• [Problem requirements] Please write the listing below out again exactly, leaving every picture behind.

Begin

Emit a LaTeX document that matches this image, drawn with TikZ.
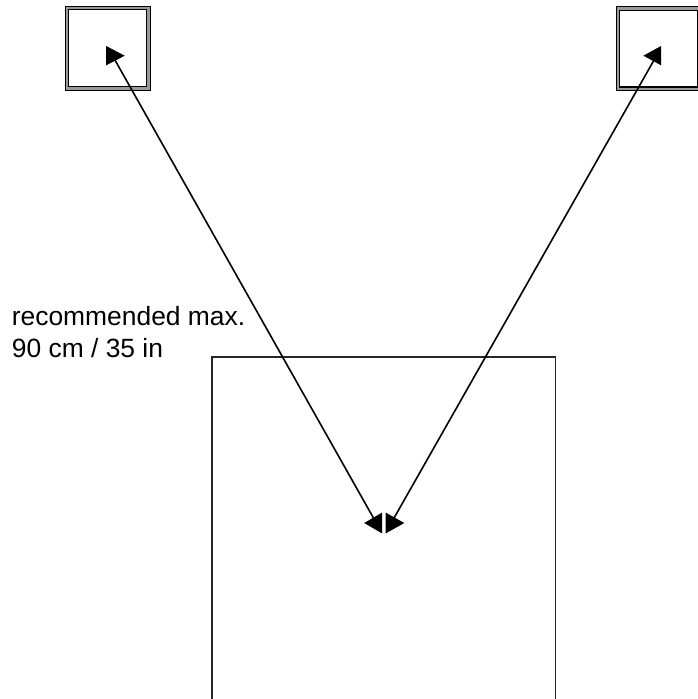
\documentclass[tikz,border=0pt]{standalone}
\usepackage{fontspec}
\setmainfont{Liberation Sans}
\begin{document}
\begin{tikzpicture}[x=1pt,y=-1pt,
  spk/.style={draw=black, line width=1.1pt, double=black!40, double distance=2.6pt,
              minimum width=81.7pt, minimum height=80.4pt, inner sep=0pt, fill=white},
  area/.style={draw=black!85, line width=1.6pt, minimum width=343.5pt, minimum height=420pt, inner sep=0pt},
  conn/.style={draw=black, line width=1.6pt},
  head/.style={fill=black},
  lbl/.style={font=\fontsize{26.4}{32.5}\selectfont, align=left, anchor=base west, inner sep=0pt}
]
\useasboundingbox (0,0) rectangle (698,699);
\clip (0,0) rectangle (698,699);
\fill[white] (0,0) rectangle (698,699);

% speakers
\node[spk] (spkL) at (107.85,48.2) {};
\node[spk] (spkR) at (658.85,48.6) {};

% listening area
\node[area] (screen) at (383.75,567) {};

% label (base anchor of a multi-line node is the last line's baseline)
\node[lbl] (note) at (11.7,357.5) {recommended max.\\90 cm / 35 in};

% connector end points
\coordinate (aL1) at (112.5,55.7);
\coordinate (aL2) at (376.3,523);
\coordinate (aR1) at (656.5,55.7);
\coordinate (aR2) at (391.2,523);

% connectors
\draw[conn] (aL1) -- (aL2);
\draw[conn] (aR1) -- (aR2);

% arrowheads (horizontal markers)
\fill[head] (106,45.9) -- (124.7,55.7) -- (106,65.4) -- cycle;
\fill[head] (661.2,45.9) -- (643.4,55.7) -- (661.2,65.4) -- cycle;
\fill[head] (382.2,512.5) -- (364.2,523) -- (382.2,533.5) -- cycle;
\fill[head] (385.6,512.5) -- (404.3,523) -- (385.6,533.5) -- cycle;
\end{tikzpicture}
\end{document}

End

• [Answer to the problem]
Emit a LaTeX document that matches this image, drawn with TikZ.
\documentclass[tikz,border=0pt]{standalone}
\usepackage{fontspec}
\setmainfont{Liberation Sans}
\begin{document}
\begin{tikzpicture}[x=1pt,y=-1pt,
  spk/.style={draw=black, line width=1.1pt, double=black!40, double distance=2.6pt,
              minimum width=81.7pt, minimum height=80.4pt, inner sep=0pt, fill=white},
  area/.style={draw=black!85, line width=1.6pt, minimum width=343.5pt, minimum height=420pt, inner sep=0pt},
  conn/.style={draw=black, line width=1.6pt},
  head/.style={fill=black},
  lbl/.style={font=\fontsize{26.4}{32.5}\selectfont, align=left, anchor=base west, inner sep=0pt}
]
\useasboundingbox (0,0) rectangle (698,699);
\clip (0,0) rectangle (698,699);
\fill[white] (0,0) rectangle (698,699);

% speakers
\node[spk] (spkL) at (107.85,48.2) {};
\node[spk] (spkR) at (658.85,48.6) {};

% listening area
\node[area] (screen) at (383.75,567) {};

% label (base anchor of a multi-line node is the last line's baseline)
\node[lbl] (note) at (11.7,357.5) {recommended max.\\90 cm / 35 in};

% connector end points
\coordinate (aL1) at (112.5,55.7);
\coordinate (aL2) at (376.3,523);
\coordinate (aR1) at (656.5,55.7);
\coordinate (aR2) at (391.2,523);

% connectors
\draw[conn] (aL1) -- (aL2);
\draw[conn] (aR1) -- (aR2);

% arrowheads (horizontal markers)
\fill[head] (106,45.9) -- (124.7,55.7) -- (106,65.4) -- cycle;
\fill[head] (661.2,45.9) -- (643.4,55.7) -- (661.2,65.4) -- cycle;
\fill[head] (382.2,512.5) -- (364.2,523) -- (382.2,533.5) -- cycle;
\fill[head] (385.6,512.5) -- (404.3,523) -- (385.6,533.5) -- cycle;
\end{tikzpicture}
\end{document}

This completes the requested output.